9. The Court notes that by its decision of 18 February 2021 the Constitutional Court ordered a fresh examination of the applicant’s case. As regards the applicant’s argument that during such fresh examination his constitutional complaint should have been decided by a reasoned decision on the merits in order to eliminate any doubt about fairness of the proceedings, the Court refers to its established case-law to the effect that for the national superior courts – such as the Constitutional Court – it suffices, when declining to admit a complaint, to simply refer to the legal provisions governing that procedure if the questions raised by the complaint – as in the present case –are not of fundamental importance (see, among many authorities, Suhadolc v. Slovenia (dec.), no. 57655/08, 17 May 2011, and, regarding the same grounds for the dismissal of the constitutional complaint as in the present case, Ahac and Others v. Slovenia (dec.) [Committee], no. 80531/12, 16 March 2021). It further observes that, in the new proceedings, the Constitutional Court decided the applicant’s constitutional complaint in a composition which did not include judge R.Č. or any of the remaining judges involved in the initial consideration of the case. There is no indication of any arbitrariness or any procedural shortcoming undermining the fairness of these fresh proceedings.
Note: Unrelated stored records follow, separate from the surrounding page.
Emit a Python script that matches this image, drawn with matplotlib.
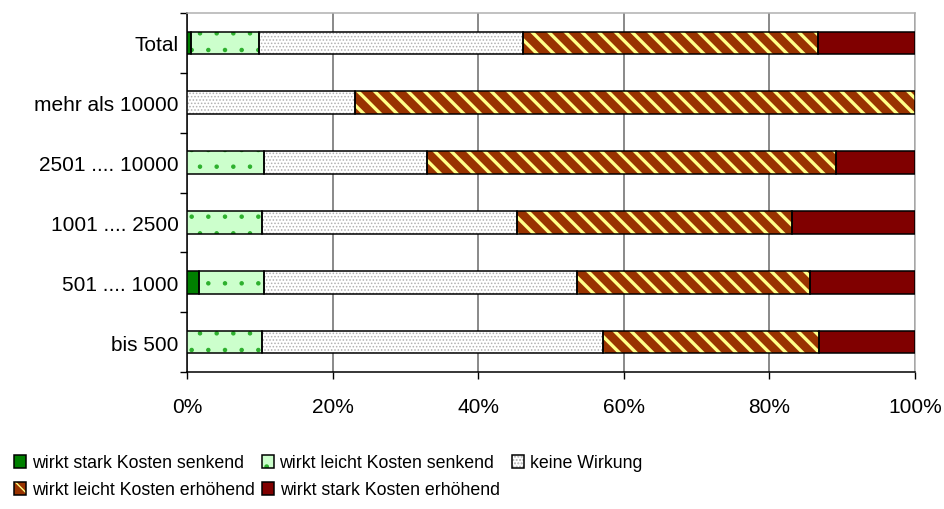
import numpy as np
import matplotlib
matplotlib.use("Agg")
import matplotlib.pyplot as plt
from matplotlib.patches import Patch
from matplotlib.ticker import PercentFormatter, FixedLocator
from matplotlib.legend_handler import HandlerTuple

plt.rcParams['font.family'] = ['Liberation Sans', 'DejaVu Sans']

# data (shares)
kategorien = ["Total", "mehr als 10000", "2501 .... 10000", "1001 .... 2500",
              "501 .... 1000", "bis 500"]
stark_senkend = [0.005, 0.0, 0.0, 0.0, 0.016, 0.0]
leicht_senkend = [0.094, 0.0, 0.106, 0.103, 0.090, 0.103]
keine_wirkung = [0.363, 0.231, 0.224, 0.350, 0.430, 0.468]
leicht_erhoehend = [0.405, 0.769, 0.562, 0.378, 0.320, 0.297]
stark_erhoehend = [0.133, 0.0, 0.108, 0.169, 0.144, 0.132]

# name, values, face, hatch, hatch colour, hatch linewidth
serien = [
    ("wirkt stark Kosten senkend", stark_senkend, "#008000", None, None, 0),
    ("wirkt leicht Kosten senkend", leicht_senkend, "#CCFFCC", ".", "#2DB02D", 0.8),
    ("keine Wirkung", keine_wirkung, "#FFFFFF", ".....", "#B0B0B0", 0.7),
    ("wirkt leicht Kosten erhöhend", leicht_erhoehend, "#993300", "\\\\", "#FFFF88", 2.4),
    ("wirkt stark Kosten erhöhend", stark_erhoehend, "#800000", None, None, 0),
]

fig = plt.figure(figsize=(9.45, 5.1), dpi=100)
ax = fig.add_axes([187/945, 1-373/510, (915-187)/945, (373-14)/510])

y = np.arange(len(kategorien))
h = 0.38
links = np.zeros(len(kategorien))
handles = []
for name, werte, face, hatch, hcol, hlw in serien:
    w = np.array(werte)
    m = w > 0
    ax.barh(y[m], w[m], left=links[m], height=h, color=face, linewidth=0, zorder=3)
    teile = [Patch(facecolor=face, linewidth=0)]
    if hatch:
        with plt.rc_context({'hatch.linewidth': hlw}):
            bars = ax.barh(y[m], w[m], left=links[m], height=h, color='none',
                           edgecolor=hcol, hatch=hatch, linewidth=0, zorder=4)
            hp = Patch(facecolor='none', edgecolor=hcol, hatch=hatch, linewidth=0)
        for b in list(bars) + [hp]:
            if hasattr(b, 'set_hatch_linewidth'):
                b.set_hatch_linewidth(hlw)
        teile.append(hp)
    ax.barh(y[m], w[m], left=links[m], height=h, fill=False, edgecolor='black',
            linewidth=1.1, zorder=5)
    links = links + w
    teile.append(Patch(fill=False, edgecolor='black', linewidth=1.1))
    handles.append((tuple(teile), name))

ax.set_xlim(0, 1)
ax.set_ylim(len(kategorien) - 0.5, -0.5)
ax.set_yticks(y)
ax.set_yticklabels(kategorien, fontsize=15)
ax.yaxis.set_minor_locator(FixedLocator(np.arange(-0.5, len(kategorien), 1)))
ax.tick_params(axis='y', which='major', length=0, pad=6)
ax.tick_params(axis='y', which='minor', length=5, width=1, direction='out')
ax.set_xticks(np.linspace(0, 1, 6))
ax.xaxis.set_major_formatter(PercentFormatter(1, decimals=0))
ax.tick_params(axis='x', length=5, width=1, direction='out', labelsize=15, pad=13)
ax.grid(axis='x', color='#808080', linewidth=1.3, zorder=0)
ax.set_axisbelow(True)
ax.spines['left'].set_color('black')
ax.spines['bottom'].set_color('black')
ax.spines['top'].set_color('#B0B0B0')
ax.spines['right'].set_color('#B0B0B0')
for s in ax.spines.values():
    s.set_linewidth(1.1)

leg_kw = dict(frameon=False, fontsize=12.8, handlelength=0.7, handleheight=0.7,
              handletextpad=0.3, borderpad=0, borderaxespad=0,
              handler_map={tuple: HandlerTuple(ndivide=1, pad=0)})
l1 = fig.legend([hd for hd, _ in handles[:3]], [n for _, n in handles[:3]], ncol=3,
                columnspacing=1.0, loc='center left',
                bbox_to_anchor=(14/945, 1-464/510), **leg_kw)
l2 = fig.legend([hd for hd, _ in handles[3:]], [n for _, n in handles[3:]], ncol=2,
                columnspacing=0.4, loc='center left',
                bbox_to_anchor=(14/945, 1-491/510), **leg_kw)

fig.savefig("out.png", dpi=100)
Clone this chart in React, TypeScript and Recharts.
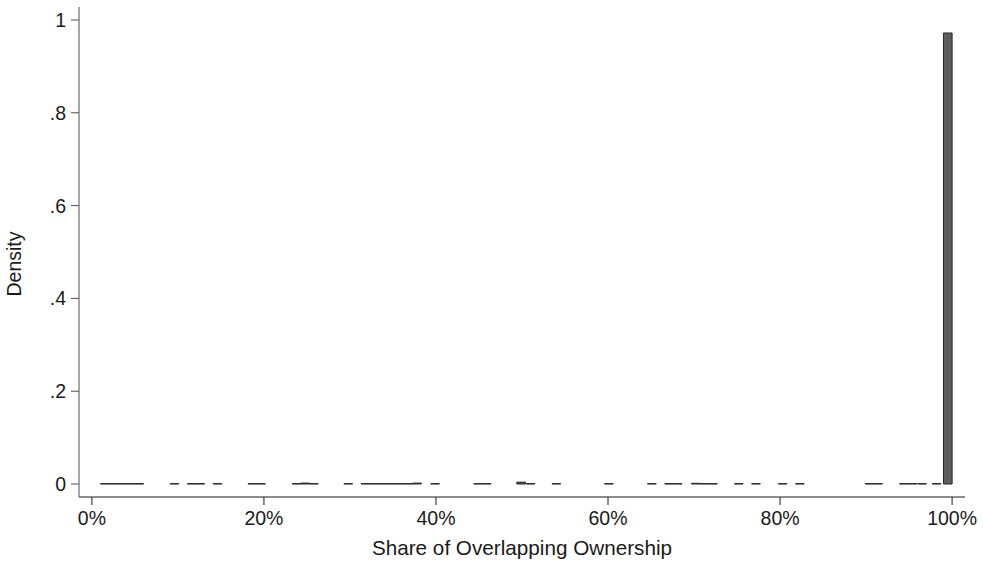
import React from 'react';
import { BarChart, Bar, XAxis, YAxis, Label } from 'recharts';

// Histogram bins (bin centre in % of overlapping ownership) and their density
const binCenters: number[] = [
  1.5, 2.5, 3.5, 4.5, 5.5, 9.6, 11.6, 12.6, 14.6, 18.65, 19.65, 23.8, 24.8, 25.8,
  29.8, 31.8, 32.8, 33.8, 34.8, 35.8, 36.8, 37.8, 39.9, 44.9, 45.9, 49.9, 51.0,
  54.0, 60.1, 65.1, 67.1, 68.1, 70.2, 71.2, 72.2, 75.2, 77.2, 80.3, 82.3, 90.4,
  91.4, 94.4, 95.4, 96.5, 98.2, 99.5,
];
const densities: number[] = [
  0.0008, 0.0008, 0.0008, 0.0008, 0.0008, 0.0008, 0.0008, 0.0008, 0.0008, 0.0008,
  0.0008, 0.0008, 0.002, 0.0008, 0.0008, 0.0008, 0.0008, 0.0008, 0.0008, 0.0008,
  0.0008, 0.002, 0.0008, 0.0008, 0.0008, 0.004, 0.0008, 0.0008, 0.0008, 0.0008,
  0.0008, 0.0008, 0.0015, 0.0008, 0.0008, 0.0008, 0.0008, 0.0008, 0.0008, 0.0008,
  0.0008, 0.0008, 0.0008, 0.0008, 0.0008, 0.972,
];
const xTicks: number[] = [0, 20, 40, 60, 80, 100];
const yTicks: number[] = [0, 0.2, 0.4, 0.6, 0.8, 1];

const data = binCenters.map((x, i) => ({ x, density: densities[i] }));

const FONT = '"Liberation Sans", Arial, Helvetica, sans-serif';
const TEXT = '#1a1a1a';

const fmtY = (v: number) => {
  if (v === 0) return '0';
  if (v === 1) return '1';
  return String(v).replace(/^0/, '');
};

export default function App() {
  return (
    <div style={{ position: 'absolute', left: 0, top: 0, width: 983, height: 565, background: '#fff', fontFamily: FONT }}>
      <BarChart
        width={983}
        height={565}
        data={data}
        margin={{ top: 7, right: 18, bottom: 18, left: 19 }}
      >
        <XAxis
          dataKey="x"
          type="number"
          domain={[-1.5, 101.5]}
          allowDataOverflow
          ticks={xTicks}
          tickFormatter={(v: number) => `${v}%`}
          height={50}
          tickSize={8}
          tickMargin={6}
          stroke="#1a1a1a"
          tick={{ fill: TEXT, fontSize: 19.5, fontFamily: FONT }}
          interval={0}
        >
          <Label
            content={(props: any) => {
              const vb = props.viewBox || { x: 79, y: 497, width: 886, height: 50 };
              return (
                <text
                  x={vb.x + vb.width / 2}
                  y={555}
                  textAnchor="middle"
                  fill={TEXT}
                  fontSize={20.7}
                  fontFamily={FONT}
                >
                  Share of Overlapping Ownership
                </text>
              );
            }}
          />
        </XAxis>
        <YAxis
          type="number"
          domain={[-0.028, 1.028]}
          allowDataOverflow
          ticks={yTicks}
          tickFormatter={fmtY}
          width={60}
          tickSize={8}
          tickMargin={5}
          stroke="#4d4d4d"
          tick={{ fill: TEXT, fontSize: 19.5, fontFamily: FONT }}
          interval={0}
        >
          <Label
            content={() => (
              <text
                x={14}
                y={264}
                transform="rotate(-90 14 264)"
                textAnchor="middle"
                dominantBaseline="central"
                fill={TEXT}
                fontSize={19.5}
                fontFamily={FONT}
              >
                Density
              </text>
            )}
          />
        </YAxis>
        <Bar
          dataKey="density"
          fill="#5e5e5e"
          stroke="#262626"
          strokeWidth={1}
          barSize={8.6}
          isAnimationActive={false}
        />
      </BarChart>
    </div>
  );
}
10. Therefore, the Court finds that the applicant was afforded the opportunity to have his claim determined anew in accordance with a fair procedure. This can be regarded as sufficient redress for the alleged unfairness of the proceedings by which the applicant’s constitutional complaint was initially decided. Therefore, the applicant can no longer claim to be a victim of the alleged violation.
It follows that the application is incompatible ratione personae with the Convention and must be rejected in accordance with Article 35 §§ 3 (a) and 4 of the Convention.
For these reasons, the Court, unanimously,
Declares the application inadmissible.
Done in English and notified in writing on 2 June 2022.